Je l'appelle parfois mon fleuve. "Mon fleuve", parce que je vis près de lui, que je le vois tous les jours, que je l'aime, que j'ai besoin de lui. D'autre part, j'aime ce mot : fleuve. Mon fleuve, pour me l'approprier peut-être, mais sans y croire un instant, car bien entendu il ne m'appartient en rien, ni à moi ni à personne. Ou bien est-ce pour me sentir être "de quelque part". En ce sens, c'est moi qui lui appartiens. Je l'aime et c'est un compagnon mais il l'ignore et ne me reconnaît pas. C'est ainsi. J'ai bien plus besoin de lui que l'inverse. Je ne lui suis en réalité d'aucune utilité.
A t-il seulement besoin de qui que ce soit ?
C'est une découverte somme toute récente : je ne savais pas à quel point sa présence m'était devenue nécessaire. Elle m'apaise, me donne des forces, me fait rêver, m'évader. Je n'en vois qu'une partie mais elle nourrit mon imagination au point que je le parcours tout entier dans mes songes. C'est un voyage incroyable. Je le survole en pensée jusqu'à la mer, en compagnie des milliers d'oiseaux qui le sillonnent tout au long de l'année. Il se donne ici ou là des allures de lagune exotique, de bayou de Louisiane et parfois même, on pourrait se croire en bord de mer.

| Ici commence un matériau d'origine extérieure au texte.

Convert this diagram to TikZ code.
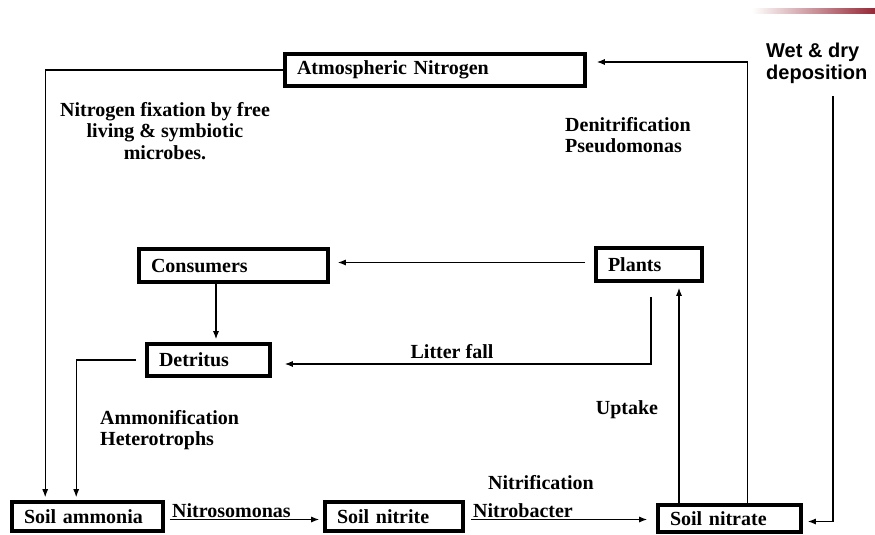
\documentclass[tikz,border=0pt]{standalone}
\usepackage{fontspec}
\setmainfont{Liberation Serif}
\newfontfamily\depfont{Liberation Sans}
\usetikzlibrary{arrows.meta}
\begin{document}
\begin{tikzpicture}[x=1pt,y=-1pt,
  every node/.style={font=\fontsize{20}{21.5}\selectfont\bfseries},
  box/.style={draw, line width=3.6pt, inner xsep=12pt, inner ysep=0pt, align=left},
  lbl/.style={inner sep=0pt},
  arr/.style={line width=1.1pt, -{Latex[length=8pt,width=6pt]}},
  ln/.style={line width=1.1pt}]
\useasboundingbox (0,0) rectangle (875,535);
\fill[white] (0,0) rectangle (875,535);
\shade[left color=white, right color={rgb,255:red,150;green,40;blue,55}] (752,9) rectangle (875,14);

% boxes
\node[box, text width=276pt, minimum height=32pt] (atm) at (435,70) {Atmospheric Nitrogen};
\node[box, text width=165pt, minimum height=33pt] (cons) at (233.5,265.5) {Consumers};
\node[box, text width=82pt, minimum height=33pt] (plants) at (649,264.5) {Plants};
\node[box, text width=99pt, minimum height=32pt] (detr) at (208.5,360) {Detritus};
\node[box, text width=127pt, minimum height=29pt] (amm) at (87.5,516.5) {Soil ammonia};
\node[box, text width=114pt, minimum height=29pt] (nitrite) at (394,516.5) {Soil nitrite};
\node[box, text width=119pt, minimum height=27pt] (nitrate) at (729.5,518.5) {Soil nitrate};

% connectors
\draw[arr, shorten >=3pt] (atm.west) -| ([xshift=35pt]amm.north west);
\draw[arr, shorten <=9pt, shorten >=3pt] (detr.west) -| ([xshift=66pt]amm.north west);
\draw[arr, shorten >=3pt] ([xshift=-17.5pt]cons.south) -- ([xshift=-17.5pt]cons.south |- detr.north);
\draw[arr, shorten <=9pt, shorten >=8pt] ([yshift=2pt]plants.west) -- ([yshift=2pt]plants.west -| cons.east);
\draw[arr, shorten <=14pt, shorten >=13pt] ([xshift=2pt]plants.south) |- ([yshift=-4pt]detr.east);
\draw[arr, shorten >=5pt] ([xshift=-50.5pt]nitrate.north) -- ([xshift=-50.5pt]nitrate.north |- plants.south);
\draw[arr, shorten >=10pt] ([xshift=18pt]nitrate.north) |- ([yshift=8pt]atm.east);
\coordinate (dep) at (833,96);
\draw[arr, shorten >=5pt] (dep) |- ([yshift=-3pt]nitrate.east);
\draw[arr, shorten <=5pt, shorten >=4pt] ([yshift=-3pt]amm.east) -- ([yshift=-3pt]amm.east -| nitrite.west);
\draw[arr, shorten <=6pt, shorten >=9pt] ([yshift=-3pt]nitrite.east) -- ([yshift=-3pt]nitrite.east -| nitrate.west);

% labels
\node[lbl, align=center] (fix) at (165,131) {Nitrogen fixation by free\\living \& symbiotic\\microbes.};
\node[lbl, align=left, anchor=west] (denit) at (565,135) {Denitrification\\Pseudomonas};
\node[lbl] (litter) at (452,352) {Litter fall};
\node[lbl] (uptake) at (627,410) {Uptake};
\node[lbl, align=left, anchor=west] (ammon) at (100,430) {Ammonification\\Heterotrophs};
\node[lbl, anchor=west] (nitroso) at (172,511) {Nitrosomonas};
\node[lbl, anchor=west] (nitrif) at (488,483) {Nitrification};
\node[lbl, anchor=west] (nitrob) at (473,511) {Nitrobacter};
\node[lbl, align=left, anchor=west, font=\depfont\fontsize{20}{22}\selectfont\bfseries] (wet) at (766,63) {Wet \& dry\\deposition};
\end{tikzpicture}
\end{document}
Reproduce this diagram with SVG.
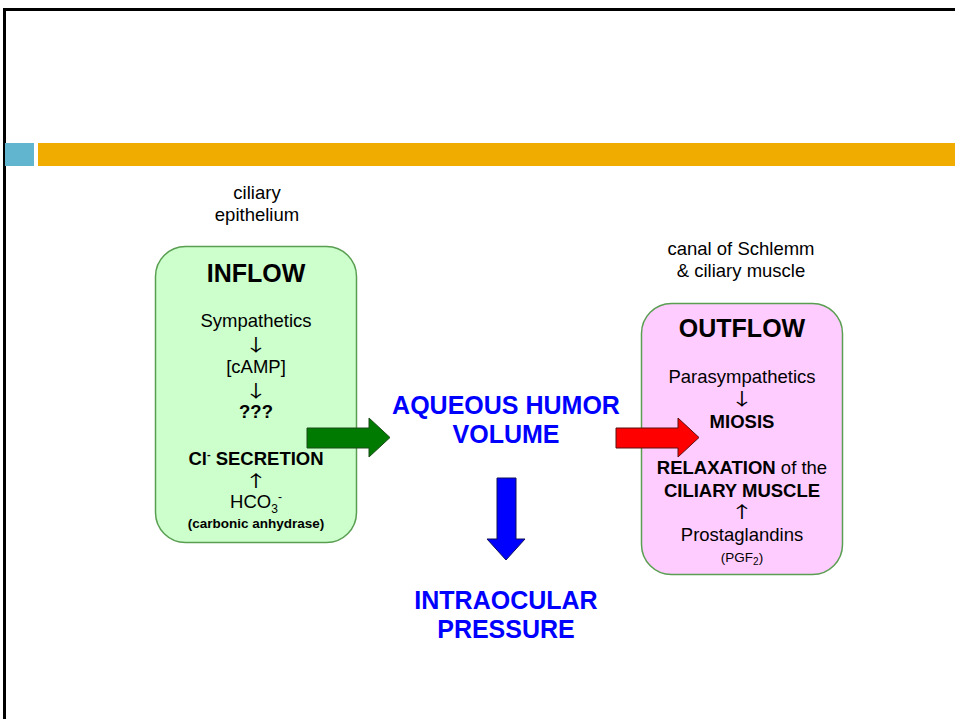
<svg xmlns="http://www.w3.org/2000/svg" width="955" height="719" viewBox="0 0 955 719">
<style>
text{font-family:"Liberation Sans",Arial,sans-serif;text-anchor:middle;fill:#000}
.t{font-size:18.5px}
.b{font-weight:bold}
.h{font-size:25px;font-weight:bold}
.s{font-size:13.5px}
.ar{font-family:"Noto Sans CJK SC","DejaVu Sans",sans-serif;font-size:18px;fill:#000}
.blue{fill:#0000ff}
.box{stroke:#5a9e52;stroke-width:1.5}
</style>
<rect width="955" height="719" fill="#fff"/>
<path d="M4.5 719V9.5H955" fill="none" stroke="#000" stroke-width="3"/>
<rect x="5" y="143" width="29" height="23" fill="#62b5cf"/>
<rect x="38" y="143" width="917" height="23" fill="#f0ad00"/>

<g id="inflow-label">
<text class="t" x="257" y="199">ciliary</text>
<text class="t" x="257" y="221">epithelium</text>
</g>
<g id="inflow">
<rect class="box" x="155.5" y="246.5" width="201" height="296" rx="30" fill="#ccffcc"/>
<text class="h" x="256" y="282">INFLOW</text>
<text class="t" x="256" y="327">Sympathetics</text>
<text class="ar" transform="translate(256,351) scale(1.3,0.95)">↓</text>
<text class="t" x="256" y="373">[cAMP]</text>
<text class="ar" transform="translate(256,397) scale(1.3,0.95)">↓</text>
<text class="t b" x="256" y="418">???</text>
<text class="t b" x="256" y="465">Cl<tspan font-size="11" dy="-7">-</tspan><tspan dy="7"> SECRETION</tspan></text>
<text class="ar" transform="translate(256,487) scale(1.3,0.9)">↑</text>
<text class="t" x="256" y="508">HCO<tspan font-size="12" dy="5">3</tspan><tspan font-size="12" dy="-12">-</tspan></text>
<text class="s b" x="256" y="528">(carbonic anhydrase)</text>
</g>

<g id="outflow-label">
<text class="t" x="741" y="255">canal of Schlemm</text>
<text class="t" x="741" y="277">&amp; ciliary muscle</text>
</g>
<g id="outflow">
<rect class="box" x="641.5" y="303.5" width="201" height="271" rx="30" fill="#ffccff"/>
<text class="h" x="742" y="337">OUTFLOW</text>
<text class="t" x="742" y="383">Parasympathetics</text>
<text class="ar" transform="translate(742,405) scale(1.3,0.95)">↓</text>
<text class="t b" x="742" y="428">MIOSIS</text>
<text class="t" x="742" y="474"><tspan class="b">RELAXATION</tspan> of the</text>
<text class="t b" x="742" y="497">CILIARY MUSCLE</text>
<text class="ar" transform="translate(742,518) scale(1.3,0.9)">↑</text>
<text class="t" x="742" y="541">Prostaglandins</text>
<text class="s" x="742" y="562" font-size="14">(PGF<tspan font-size="10" dy="3">2</tspan><tspan dy="-3">)</tspan></text>
</g>

<g id="aqueous">
<text class="h blue" x="506" y="414">AQUEOUS HUMOR</text>
<text class="h blue" x="506" y="443">VOLUME</text>
</g>
<g id="iop">
<text class="h blue" x="506" y="609">INTRAOCULAR</text>
<text class="h blue" x="506" y="638">PRESSURE</text>
</g>

<g id="connectors" stroke-linejoin="miter">
<polygon points="307,428 369,428 369,418 390,437.5 369,457 369,448 307,448" fill="#007a00" stroke="#1a4d1a" stroke-width="1"/>
<polygon points="616,428 678,428 678,418 699,437.5 678,457 678,448 616,448" fill="#ff0000" stroke="#5a1010" stroke-width="1"/>
<polygon points="497,478 516,478 516,539 525,539 506,560 487,539 497,539" fill="#0000ff" stroke="#10105a" stroke-width="1"/>
</g>
</svg>
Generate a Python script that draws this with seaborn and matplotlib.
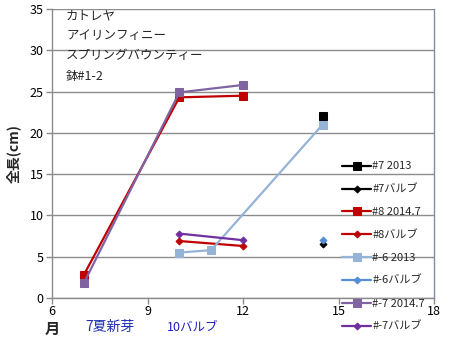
import matplotlib
matplotlib.use("Agg")
import matplotlib.pyplot as plt
import seaborn as sns
import pandas as pd

sns.set_theme(style="white")
plt.rcParams['font.family'] = ['Noto Sans CJK JP', 'DejaVu Sans']

# data
labels = ["#7 2013", "#7バルブ", "#8 2014.7", "#8バルブ",
          "#-6 2013", "#-6バルブ", "#-7 2014.7", "#-7バルブ"]
x_7_2013 = [14.5]
y_7_2013 = [22.0]
x_7_bulb = [14.5]
y_7_bulb = [6.5]
x_8_2014 = [7, 10, 12]
y_8_2014 = [2.8, 24.3, 24.5]
x_8_bulb = [10, 12]
y_8_bulb = [6.9, 6.3]
x_m6_2013 = [10, 11, 14.5]
y_m6_2013 = [5.5, 5.8, 21.0]
x_m6_bulb = [14.5]
y_m6_bulb = [7.0]
x_m7_2014 = [7, 10, 12]
y_m7_2014 = [1.8, 24.9, 25.8]
x_m7_bulb = [10, 12]
y_m7_bulb = [7.8, 7.0]
x_ticks = [6, 9, 12, 15, 18]
y_ticks = [0, 5, 10, 15, 20, 25, 30, 35]
title_lines = ["カトレヤ", "アイリンフィニー", "スプリングバウンティー", "鉢#1-2"]

series = [
    (x_7_2013, y_7_2013, "#000000", "s", 6),
    (x_7_bulb, y_7_bulb, "#000000", "D", 3.5),
    (x_8_2014, y_8_2014, "#C00000", "s", 6),
    (x_8_bulb, y_8_bulb, "#C00000", "D", 3.5),
    (x_m6_2013, y_m6_2013, "#95B3D7", "s", 6),
    (x_m6_bulb, y_m6_bulb, "#558ED5", "D", 3.5),
    (x_m7_2014, y_m7_2014, "#8064A2", "s", 6),
    (x_m7_bulb, y_m7_bulb, "#7030A0", "D", 3.5),
]

fig = plt.figure(figsize=(4.5, 3.41), dpi=100)
ax = fig.add_axes([52/450, 1-298/341, (434-52)/450, (298-9)/341])

for (xs, ys, c, m, ms), lab in zip(series, labels):
    df = pd.DataFrame({"x": xs, "y": ys})
    sns.lineplot(data=df, x="x", y="y", ax=ax, color=c, marker=m,
                 markersize=ms, markeredgecolor=c, linewidth=1.6,
                 label=lab, sort=False, estimator=None)

ax.set_xlim(6, 18)
ax.set_ylim(0, 35)
ax.set_xticks(x_ticks)
ax.set_yticks(y_ticks)
ax.set_xticklabels([str(v) for v in x_ticks], fontsize=9)
ax.set_yticklabels([str(v) for v in y_ticks], fontsize=9)
ax.grid(axis='y', color='#8C8C8C', linewidth=1)
ax.set_axisbelow(True)
ax.spines['top'].set_visible(False)
ax.spines['left'].set_color('#8C8C8C')
ax.spines['bottom'].set_color('#8C8C8C')
ax.spines['right'].set_color('#7F8FAA')
for s in ['left', 'bottom', 'right']:
    ax.spines[s].set_linewidth(1)
ax.tick_params(axis='both', direction='out', length=4, width=1,
               color='#8C8C8C', colors='#000000', pad=2, bottom=True, left=True)
ax.tick_params(axis='x', pad=1)
ax.set_xlabel("")
ax.set_ylabel("全長(cm)", fontsize=10, fontweight='bold', labelpad=6)

fig.text(66/450, 1-9/341, "\n".join(title_lines), fontsize=9,
         va='top', ha='left', linespacing=1.72)
fig.text(45/450, 1-329/341, "月", fontsize=11, fontweight='bold', va='center')
fig.text(85/450, 1-327/341, "7夏新芽", fontsize=10, color='#1F2FB0', va='center')
fig.text(167/450, 1-327/341, "10バルブ", fontsize=9, color='#1F1FC0', va='center')

leg = ax.legend(loc='upper left', bbox_to_anchor=(338/450, 1-157/341),
                bbox_transform=fig.transFigure, frameon=False, fontsize=8,
                handlelength=2.6, handletextpad=0.1, labelspacing=1.16,
                borderaxespad=0)

fig.savefig("out.png", dpi=100)
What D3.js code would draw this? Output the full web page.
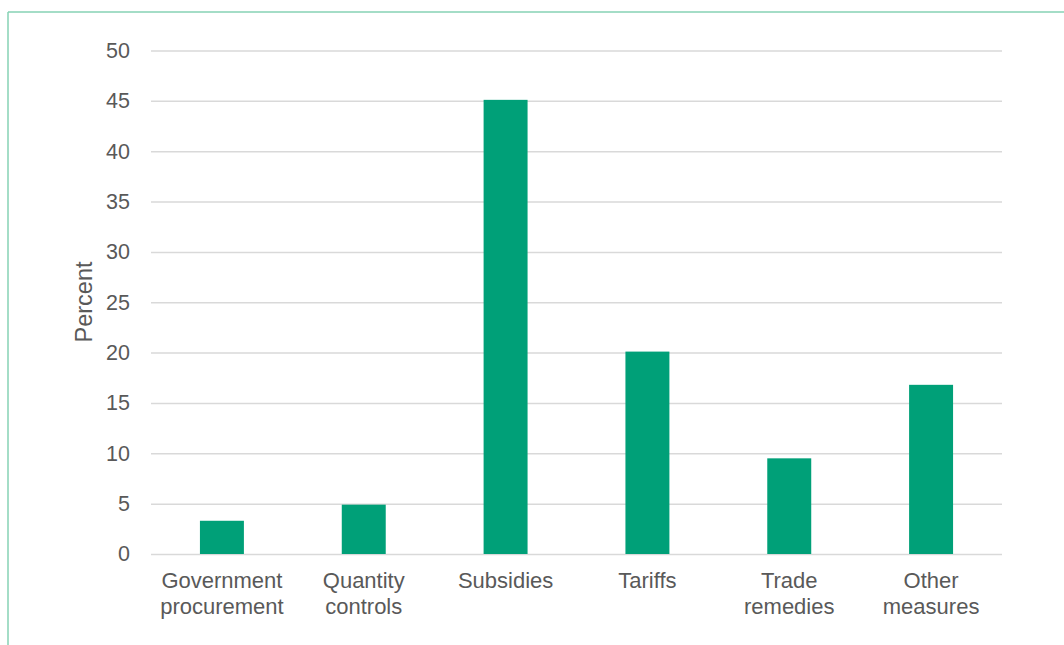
<!DOCTYPE html>
<html>
<head>
<meta charset="utf-8">
<script src="https://cdn.jsdelivr.net/npm/d3@7"></script>
<style>
  body { margin: 0; background: #fff; }
  svg { display: block; }
</style>
</head>
<body>
<svg id="chart" width="1064" height="645"></svg>
<script>
const categories = [["Government", "procurement"], ["Quantity", "controls"], ["Subsidies"], ["Tariffs"], ["Trade", "remedies"], ["Other", "measures"]];
const values = [3.3, 4.9, 45.1, 20.1, 9.5, 16.8];
const yTicks = [0, 5, 10, 15, 20, 25, 30, 35, 40, 45, 50];
const yLabel = "Percent";

const svg = d3.select("#chart");
const W = 1064, H = 645;
const m = { left: 151, right: 62, top: 50.5, bottom: 91 };
const font = "'Liberation Sans', Arial, sans-serif";

// frame
svg.append("line").attr("x1", 8).attr("x2", W).attr("y1", 12).attr("y2", 12)
  .attr("stroke", "#86d2b4").attr("stroke-width", 1.5);
svg.append("line").attr("x1", 8).attr("x2", 8).attr("y1", 12).attr("y2", H)
  .attr("stroke", "#86d2b4").attr("stroke-width", 1.5);

const x = d3.scaleBand().domain(d3.range(categories.length))
  .range([m.left, W - m.right]).paddingInner(0.69).paddingOuter(0.345);
const y = d3.scaleLinear().domain([0, 50]).range([H - m.bottom, m.top]);

// gridlines
const yAxis = d3.axisLeft(y).tickValues(yTicks).tickSize(-(W - m.right - m.left)).tickPadding(21);
const gy = svg.append("g").attr("transform", `translate(${m.left},0)`).call(yAxis);
gy.select(".domain").remove();
gy.selectAll(".tick line").attr("stroke", "#d9d9d9").attr("stroke-width", 1.5);
gy.selectAll(".tick text").attr("fill", "#595959").style("font-family", font).style("font-size", "21.5px");

// bars
svg.append("g").selectAll("rect").data(values).join("rect")
  .attr("x", (d, i) => x(i))
  .attr("width", x.bandwidth())
  .attr("y", d => y(d))
  .attr("height", d => y(0) - y(d))
  .attr("fill", "#00a078");

// x labels
const xl = svg.append("g").selectAll("text").data(categories).join("text")
  .attr("x", (d, i) => x(i) + x.bandwidth() / 2)
  .attr("y", 588)
  .attr("text-anchor", "middle")
  .attr("fill", "#595959")
  .style("font-family", font).style("font-size", "22px");
xl.selectAll("tspan").data(d => d).join("tspan")
  .attr("x", function () { return d3.select(this.parentNode).attr("x"); })
  .attr("dy", (d, i) => i === 0 ? 0 : 25.5)
  .text(d => d);

// y label
svg.append("text")
  .attr("transform", `translate(92,302) rotate(-90)`)
  .attr("text-anchor", "middle")
  .attr("fill", "#595959")
  .style("font-family", font).style("font-size", "23.5px")
  .text(yLabel);
</script>
</body>
</html>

S'il y a des baptêmes du feu, j'ai eu mon baptême de l'eau, quand j'ai accidentellement glissé de la berge récemment. Je ne lui en veux pas. C'est à moi d'être prudent et respectueux. C'est un géant. Une force de la nature, littéralement. On ne le fréquente pas sans risque. En dépit de tous les aménagements, je sais qu'il reste indomptable. Ses colères répétées s'étalent sur des siècles, pendant lesquels il n'a cessé de couler ni de creuser son lit dans l'écorce de la Terre.
C'est une des raisons qui me pousse vers lui, moi qui suis désespérément à la recherche de ce qu'il reste de sauvage, ce qui échappe encore à notre emprise. Comme si je voulais capter quelque chose de vrai, d'essentiel à ma survie. Qui me permette enfin de respirer vraiment, d'être pleinement là. Pour ne plus rien vouloir ni attendre, pour être uni à tout, pour trouver ma place dans un équilibre subtil, parfait, sacré, où pour une fois je ne dérangerais rien. Pour être au bout du compte admis, mériter de me trouver aux côtés du vivant, en être digne. Cesser de n'être que cette sorte de machine organique, balourde, sans instinct et sans flair, conditionnée à des gestes mécaniques, répétitifs, dénués de sens profond, et des pensées somme toute stériles et sans la moindre importance.
Quand mon regard se fixe sur cette eau puissante et calme en permanence en mouvement, toujours changeante, je ne pense plus. Je suis là et rien d'autre. Alors le temps se dilate, se met peu à peu à ralentir. Et de la même façon, quelque chose s'apaise en moi. Ma respiration aussi se fait plus lente et plus profonde. Tout mon corps se relâche et pèse son vrai poids d'être humain dans le réel immédiat. Il n'y a sans doute qu'à cet instant que je peux percevoir une vérité.
Puis je me secoue dans l'air déjà rafraîchi, alors que le soleil tombe derrière les collines proches, et le vacarme reprend. Mais quand bien des années plus tard j'aurai disparu, quelque chose de cet instant et de moi-même continuera d'exister là, au bord du fleuve, jusqu'à la fin de ce monde. Quiconque y viendra à son tour pourra peut-être le ressentir.